The Administrative Decisions Tribunal accepted five applications brought by the Law Society of NSW alleging 16 counts of professional misconduct and unsatisfactory professional conduct against NSW lawyer Mark Flynn. They included allegations that Flynn harassed a client; forged a signature on a statutory declaration with the intention of misleading the Local Court of NSW, and falsified trust account records to the tune of about $88,000.
The Tribunal heard that, in 2009, Flynn invited a female client to dinner and suggested that she “wear something sexy”. He followed up with more than 20 text or voice messages to her between 4.45pm and 11.26pm that evening, none of which she responded to.
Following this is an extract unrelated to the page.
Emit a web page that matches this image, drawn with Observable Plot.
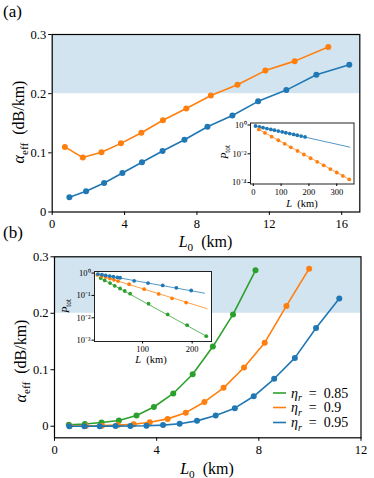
<!DOCTYPE html>
<html><head><meta charset="utf-8">
<script src="https://cdn.jsdelivr.net/npm/d3@7"></script>
<script src="https://cdn.jsdelivr.net/npm/@observablehq/plot@0.6"></script>
<style>
body{margin:0;background:#fff}
#wrap{position:relative;width:374px;height:478px;overflow:hidden;font-family:'Liberation Serif',serif;background:#fff}
.tag{position:absolute;font-family:'Liberation Serif',serif;font-size:17px;color:#000;line-height:1}
</style></head><body><div id="wrap"></div>
<script>
// ---------- data ----------
// Panel (a): alpha_eff vs L0
const aL0Blue = [0.95,1.87,2.87,3.88,4.96,6.1,7.31,8.58,9.96,11.38,12.94,14.6,16.42];
const aAlphaBlue = [0.025,0.035,0.049,0.066,0.084,0.103,0.122,0.144,0.163,0.187,0.206,0.232,0.249];
const aL0Orange = [0.7,1.69,2.72,3.8,4.93,6.12,7.41,8.77,10.24,11.78,13.4,15.26];
const aAlphaOrange = [0.11,0.092,0.101,0.116,0.134,0.155,0.175,0.197,0.215,0.239,0.255,0.279];
const aXTicks = [0,4,8,12,16];
const aYTicks = [0,0.1,0.2,0.3];
const band = [{lo:0.2, hi:0.3}];

// Inset (a): P_tot vs L
const iaLBlue = [8,22,35,49,63,76,90,104,117,131,145,158,172,186];
const iaPBlue = [0.851,0.745,0.650,0.569,0.497,0.435,0.379,0.332,0.290,0.254,0.221,0.194,0.169,0.148];
const iaLOrange = [20,42,66,90,113,135,159,182,206,230,253,277,300,322,345];
const iaPOrange = [0.49,0.28,0.155,0.087,0.049,0.028,0.0158,0.0089,0.0049,0.00275,0.00158,0.00087,0.0005,0.00029,0.000166];
const iaFitLBlue = [8,347], iaFitPBlue = [0.851,0.029];
const iaFitLOrange = [20,345], iaFitPOrange = [0.49,0.000166];
const iaXTicks = [0,100,200,300];
const iaYTicks = [1,1e-2,1e-4];

// Panel (b): alpha_eff vs L0 for eta_r
const bL0Green = [0.56,1.19,1.84,2.52,3.21,3.89,4.65,5.41,6.2,6.99,7.87];
const bAlphaGreen = [0.0025,0.004,0.0065,0.010,0.019,0.034,0.058,0.092,0.141,0.198,0.276];
const bL0Orange = [0.6,1.23,1.86,2.48,3.1,3.73,4.43,5.14,5.87,6.62,7.42,8.23,9.08,9.97];
const bAlphaOrange = [0.0003,0.0005,0.001,0.002,0.0035,0.007,0.013,0.024,0.043,0.068,0.104,0.148,0.213,0.279];
const bL0Blue = [0.58,1.17,1.77,2.39,2.97,3.6,4.25,4.9,5.58,6.31,7.06,7.8,8.6,9.41,10.24,11.15];
const bAlphaBlue = [0,0,0.0001,0.0002,0.0004,0.0008,0.002,0.0045,0.0095,0.019,0.032,0.053,0.084,0.121,0.174,0.226];
const bXTicks = [0,4,8,12];
const bYTicks = [0,0.1,0.2,0.3];
const etaLabels = ["0.85","0.9","0.95"];

// Inset (b)
const ibLBlue = [10,18,25.6,33.7,41.2,49.3,54.6,83,111,140.6,168,198];
const ibPBlue = [0.902,0.841,0.785,0.733,0.684,0.638,0.617,0.452,0.355,0.279,0.219,0.166];
const ibLOrange = [8.7,17.5,25.6,34.3,42.4,50.5,72.8,103.2,132.4,159.4,187.8];
const ibPOrange = [0.841,0.733,0.661,0.569,0.501,0.437,0.316,0.191,0.117,0.0741,0.0479];
const ibLGreen = [15.4,23.5,34.3,43.8,54.6,64,74.8,112,150.7,189.8,228.4];
const ibPGreen = [0.596,0.468,0.355,0.269,0.204,0.158,0.120,0.0427,0.0141,0.00468,0.00151];
const ibFitLBlue = [10,225], ibFitPBlue = [0.902,0.126];
const ibFitLOrange = [8.7,230], ibFitPOrange = [0.841,0.0257];
const ibFitLGreen = [15.4,228.4], ibFitPGreen = [0.596,0.00151];
const ibXTicks = [100,200];
const ibYTicks = [1,1e-1,1e-2,1e-3];

// ---------- helpers ----------
const FONT = "'Liberation Serif', serif";
const C = {blue:"#1f77b4", orange:"#ff7f0e", green:"#2ca02c"};
const zip = (xs, ys) => xs.map((x,i)=>({x, y: ys[i]}));
const wrap = document.getElementById("wrap");
const sup = {"0":"⁰","1":"¹","2":"²","3":"³","4":"⁴","-":"⁻"};
const logFmt = d => "10" + String(Math.round(Math.log10(d))).split("").map(c=>sup[c]).join("");
const decFmt = d => d === 0 ? "0" : d3.format(".1f")(d);

function place(svg, left, top){
  svg.style.position = "absolute";
  svg.style.left = left + "px";
  svg.style.top = top + "px";
  svg.style.overflow = "visible";
  svg.style.maxWidth = "none";
  svg.style.background = "transparent";
  svg.style.fontFamily = FONT;
  wrap.appendChild(svg);
  return svg;
}
function rich(svg, x, y, parts, {size=14, rotate=false, anchor="middle"} = {}){
  const t = d3.select(svg).append("text")
    .style("font-family", FONT).style("font-size", size + "px")
    .attr("text-anchor", anchor).attr("fill", "black");
  if (rotate) t.attr("transform", `translate(${x},${y}) rotate(-90)`);
  else t.attr("x", x).attr("y", y);
  let shift = 0;
  for (const p of parts){
    const s = t.append("tspan").text(p.t);
    if (p.i) s.style("font-style", "italic");
    const target = p.sub ? size*0.25 : 0;
    if (target !== shift){ s.attr("dy", target - shift); shift = target; }
    if (p.sub) s.style("font-size", (size*0.7) + "px");
  }
  return t;
}
const L0label = [{t:"L", i:true},{t:"0", sub:true},{t:"  (km)"}];
const alphaLabel = [{t:"α", i:true},{t:"eff", sub:true},{t:"  (dB/km)"}];
const Llabel = [{t:"L", i:true},{t:"  (km)"}];
const Plabel = [{t:"P", i:true},{t:"tot", sub:true}];

function mainMarks(series, xTicks, yTicks){
  const m = [Plot.rect(band, {y1:"lo", y2:"hi", fill:C.blue, fillOpacity:0.2})];
  for (const [data, col] of series){
    m.push(Plot.line(data, {x:"x", y:"y", stroke:col, strokeWidth:1.6}));
    m.push(Plot.dot(data, {x:"x", y:"y", fill:col, r:3}));
  }
  m.push(Plot.axisX({ticks:xTicks, tickSize:3.5, tickPadding:3.5, tickFormat:d=>String(d), label:null}));
  m.push(Plot.axisY({ticks:yTicks, tickSize:3.5, tickPadding:2.5, tickFormat:decFmt, label:null}));
  m.push(Plot.frame({stroke:"black", strokeWidth:1.2}));
  return m;
}
function insetMarks(points, fits, xTicks, yTicks){
  const m = [Plot.frame({fill:"white", stroke:"#222", strokeWidth:1})];
  for (const [data, col] of fits) m.push(Plot.line(data, {x:"x", y:"y", stroke:col, strokeWidth:1, strokeOpacity:0.75}));
  for (const [data, col] of points) m.push(Plot.dot(data, {x:"x", y:"y", fill:col, r:1.9}));
  m.push(Plot.axisX({ticks:xTicks, tickSize:2.5, tickPadding:2, tickFormat:d=>String(d), label:null}));
  m.push(Plot.axisY({ticks:yTicks, tickSize:2.5, tickPadding:1.5, tickFormat:logFmt, label:null}));
  return m;
}

// ---------- Panel (a) ----------
const svgA = Plot.plot({
  width:374, height:252,
  marginLeft:51.7, marginRight:14.7, marginTop:34, marginBottom:40.5,
  style:{fontFamily:FONT, fontSize:"12.5px", color:"black", background:"transparent"},
  x:{domain:[0,17]}, y:{domain:[0,0.3]},
  marks: mainMarks([[zip(aL0Blue,aAlphaBlue),C.blue],[zip(aL0Orange,aAlphaOrange),C.orange]], aXTicks, aYTicks)
});
place(svgA, 0, 0);
rich(svgA, 205.5, 246.5, L0label, {size:16});
rich(svgA, 23.5, 122, alphaLabel, {size:16, rotate:true});

// ---------- Panel (b) ----------
const svgB = Plot.plot({
  width:374, height:238,
  marginLeft:54, marginRight:13.5, marginTop:16.3, marginBottom:40.7,
  style:{fontFamily:FONT, fontSize:"12.5px", color:"black", background:"transparent"},
  x:{domain:[0,12]}, y:{domain:[-0.0205,0.3]},
  marks: mainMarks([[zip(bL0Green,bAlphaGreen),C.green],[zip(bL0Orange,bAlphaOrange),C.orange],[zip(bL0Blue,bAlphaBlue),C.blue]], bXTicks, bYTicks)
});
place(svgB, 0, 240);
rich(svgB, 207, 233.5, L0label, {size:16});
rich(svgB, 25.5, 121, alphaLabel, {size:16, rotate:true});
// legend
const legCols = [C.green, C.orange, C.blue];
const legY = [153, 167.5, 182.5];
legCols.forEach((col, i) => {
  d3.select(svgB).append("line").attr("x1",273).attr("x2",286).attr("y1",legY[i]).attr("y2",legY[i])
    .attr("stroke",col).attr("stroke-width",1.6);
  rich(svgB, 291, legY[i]+4.5, [{t:"η", i:true},{t:"r", i:true, sub:true},{t:"  =  " + etaLabels[i]}], {size:14, anchor:"start"});
});

// ---------- Inset (a) ----------
const svgIA = Plot.plot({
  width:150, height:100,
  marginLeft:35, marginRight:11.5, marginTop:9.5, marginBottom:29.5,
  style:{fontFamily:FONT, fontSize:"8.5px", color:"black", background:"transparent"},
  x:{domain:[-10,362]}, y:{type:"log", domain:[Math.pow(10,-4.1), Math.pow(10,0.14)]},
  marks: insetMarks(
    [[zip(iaLBlue,iaPBlue),C.blue],[zip(iaLOrange,iaPOrange),C.orange]],
    [[zip(iaFitLBlue,iaFitPBlue),C.blue],[zip(iaFitLOrange,iaFitPOrange),C.orange]],
    iaXTicks, iaYTicks)
});
place(svgIA, 215, 113);
rich(svgIA, 87, 93.5, Llabel, {size:10.5});
rich(svgIA, 12.5, 39, Plabel, {size:10.5, rotate:true});

// ---------- Inset (b) ----------
const svgIB = Plot.plot({
  width:165, height:110,
  marginLeft:39, marginRight:9, marginTop:9, marginBottom:31,
  style:{fontFamily:FONT, fontSize:"8.5px", color:"black", background:"transparent"},
  x:{domain:[3,239]}, y:{type:"log", domain:[Math.pow(10,-3.06), Math.pow(10,0.07)]},
  marks: insetMarks(
    [[zip(ibLGreen,ibPGreen),C.green],[zip(ibLOrange,ibPOrange),C.orange],[zip(ibLBlue,ibPBlue),C.blue]],
    [[zip(ibFitLGreen,ibFitPGreen),C.green],[zip(ibFitLOrange,ibFitPOrange),C.orange],[zip(ibFitLBlue,ibFitPBlue),C.blue]],
    ibXTicks, ibYTicks)
});
place(svgIB, 55, 262);
rich(svgIB, 96, 101, Llabel, {size:10.5});
rich(svgIB, 13.5, 44, Plabel, {size:10.5, rotate:true});

// ---------- panel tags ----------
for (const [txt, top] of [["(a)",3],["(b)",224]]){
  const d = document.createElement("div");
  d.className = "tag"; d.textContent = txt;
  d.style.left = "3px"; d.style.top = top + "px";
  wrap.appendChild(d);
}
</script></body></html>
The next morning she recorded a further 12 missed calls from Flynn.
Flynn admitted to the allegations in a written submission, in which he stated that he was “extremely embarrassed” about his conduct.
He blamed alcohol and “labouring in respect of my mental illness”.
A psychologist report suggested Flynn was suffering from alcohol abuse and a “recurring depressive illness” at the time, triggered by his father’s suicide and his infant son being diagnosed with cancer.
While the Tribunal took into account Flynn’s medical history, it claimed to be comfortably satisfied as to Flynn’s “probable permanent unfitness to practice”.
Flynn relied on nine letters or affidavits from clients, a colleague, a barrister whom he briefed, a fellow practitioner, a former policeman and friends attesting to his good character.
The Tribunal stated: “We are inclined to give these statements little evidentiary weight in our overall determination of the matter.”